To be done: Skip the pictures. Reproduce all other material exactly.

Material provided:

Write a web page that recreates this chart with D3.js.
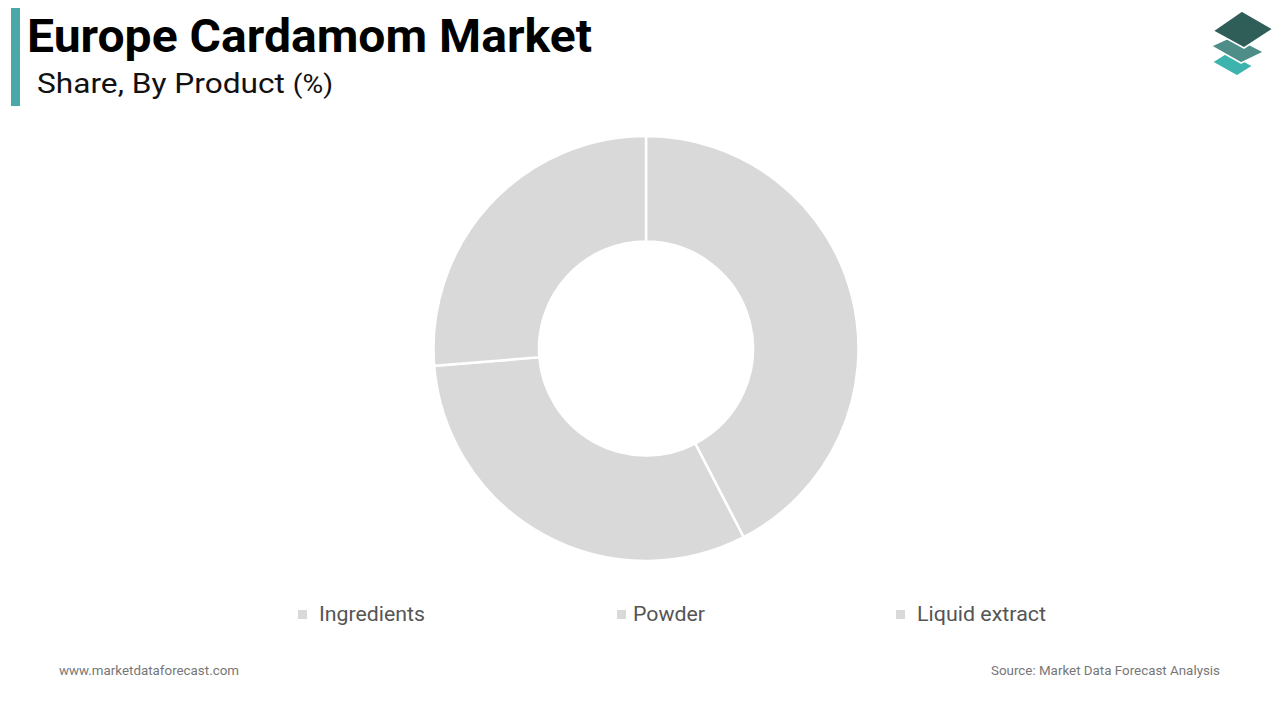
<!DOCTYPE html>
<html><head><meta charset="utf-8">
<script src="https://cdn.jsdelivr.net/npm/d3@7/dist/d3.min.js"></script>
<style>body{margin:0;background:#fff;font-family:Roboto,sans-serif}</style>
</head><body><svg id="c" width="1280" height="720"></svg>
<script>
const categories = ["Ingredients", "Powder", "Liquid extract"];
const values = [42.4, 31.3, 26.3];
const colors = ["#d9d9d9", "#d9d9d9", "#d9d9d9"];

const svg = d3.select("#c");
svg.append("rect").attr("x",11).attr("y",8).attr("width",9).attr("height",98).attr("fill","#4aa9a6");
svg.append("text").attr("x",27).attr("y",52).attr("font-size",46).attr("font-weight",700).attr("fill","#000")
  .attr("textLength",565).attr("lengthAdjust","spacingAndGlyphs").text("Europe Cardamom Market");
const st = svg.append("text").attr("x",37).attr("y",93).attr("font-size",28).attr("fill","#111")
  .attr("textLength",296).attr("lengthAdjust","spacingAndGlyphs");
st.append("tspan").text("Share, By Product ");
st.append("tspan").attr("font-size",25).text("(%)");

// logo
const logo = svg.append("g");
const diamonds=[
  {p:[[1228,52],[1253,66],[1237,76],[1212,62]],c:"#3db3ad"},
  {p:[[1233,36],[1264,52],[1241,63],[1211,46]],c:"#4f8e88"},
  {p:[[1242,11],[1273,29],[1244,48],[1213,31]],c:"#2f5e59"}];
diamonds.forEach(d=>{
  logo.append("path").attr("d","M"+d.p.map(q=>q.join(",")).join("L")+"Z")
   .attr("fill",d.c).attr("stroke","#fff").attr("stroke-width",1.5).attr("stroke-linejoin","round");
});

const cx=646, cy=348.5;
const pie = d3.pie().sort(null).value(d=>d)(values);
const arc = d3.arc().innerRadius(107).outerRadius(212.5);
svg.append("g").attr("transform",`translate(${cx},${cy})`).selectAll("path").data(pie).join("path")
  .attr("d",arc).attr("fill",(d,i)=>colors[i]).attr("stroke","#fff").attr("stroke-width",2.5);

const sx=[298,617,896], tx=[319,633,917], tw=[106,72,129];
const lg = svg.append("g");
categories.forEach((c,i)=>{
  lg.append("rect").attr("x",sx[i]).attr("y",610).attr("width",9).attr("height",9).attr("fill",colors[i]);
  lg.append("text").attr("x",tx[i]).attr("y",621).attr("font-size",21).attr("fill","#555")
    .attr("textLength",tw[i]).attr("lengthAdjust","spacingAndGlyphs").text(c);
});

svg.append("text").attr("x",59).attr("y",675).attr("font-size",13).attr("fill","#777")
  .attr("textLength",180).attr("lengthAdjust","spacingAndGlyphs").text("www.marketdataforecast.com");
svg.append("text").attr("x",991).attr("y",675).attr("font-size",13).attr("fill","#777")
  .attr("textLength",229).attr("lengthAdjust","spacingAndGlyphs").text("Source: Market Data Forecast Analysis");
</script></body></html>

Answer to the exercise:
Write a web page that recreates this chart with D3.js.
<!DOCTYPE html>
<html><head><meta charset="utf-8">
<script src="https://cdn.jsdelivr.net/npm/d3@7/dist/d3.min.js"></script>
<style>body{margin:0;background:#fff;font-family:Roboto,sans-serif}</style>
</head><body><svg id="c" width="1280" height="720"></svg>
<script>
const categories = ["Ingredients", "Powder", "Liquid extract"];
const values = [42.4, 31.3, 26.3];
const colors = ["#d9d9d9", "#d9d9d9", "#d9d9d9"];

const svg = d3.select("#c");
svg.append("rect").attr("x",11).attr("y",8).attr("width",9).attr("height",98).attr("fill","#4aa9a6");
svg.append("text").attr("x",27).attr("y",52).attr("font-size",46).attr("font-weight",700).attr("fill","#000")
  .attr("textLength",565).attr("lengthAdjust","spacingAndGlyphs").text("Europe Cardamom Market");
const st = svg.append("text").attr("x",37).attr("y",93).attr("font-size",28).attr("fill","#111")
  .attr("textLength",296).attr("lengthAdjust","spacingAndGlyphs");
st.append("tspan").text("Share, By Product ");
st.append("tspan").attr("font-size",25).text("(%)");

// logo
const logo = svg.append("g");
const diamonds=[
  {p:[[1228,52],[1253,66],[1237,76],[1212,62]],c:"#3db3ad"},
  {p:[[1233,36],[1264,52],[1241,63],[1211,46]],c:"#4f8e88"},
  {p:[[1242,11],[1273,29],[1244,48],[1213,31]],c:"#2f5e59"}];
diamonds.forEach(d=>{
  logo.append("path").attr("d","M"+d.p.map(q=>q.join(",")).join("L")+"Z")
   .attr("fill",d.c).attr("stroke","#fff").attr("stroke-width",1.5).attr("stroke-linejoin","round");
});

const cx=646, cy=348.5;
const pie = d3.pie().sort(null).value(d=>d)(values);
const arc = d3.arc().innerRadius(107).outerRadius(212.5);
svg.append("g").attr("transform",`translate(${cx},${cy})`).selectAll("path").data(pie).join("path")
  .attr("d",arc).attr("fill",(d,i)=>colors[i]).attr("stroke","#fff").attr("stroke-width",2.5);

const sx=[298,617,896], tx=[319,633,917], tw=[106,72,129];
const lg = svg.append("g");
categories.forEach((c,i)=>{
  lg.append("rect").attr("x",sx[i]).attr("y",610).attr("width",9).attr("height",9).attr("fill",colors[i]);
  lg.append("text").attr("x",tx[i]).attr("y",621).attr("font-size",21).attr("fill","#555")
    .attr("textLength",tw[i]).attr("lengthAdjust","spacingAndGlyphs").text(c);
});

svg.append("text").attr("x",59).attr("y",675).attr("font-size",13).attr("fill","#777")
  .attr("textLength",180).attr("lengthAdjust","spacingAndGlyphs").text("www.marketdataforecast.com");
svg.append("text").attr("x",991).attr("y",675).attr("font-size",13).attr("fill","#777")
  .attr("textLength",229).attr("lengthAdjust","spacingAndGlyphs").text("Source: Market Data Forecast Analysis");
</script></body></html>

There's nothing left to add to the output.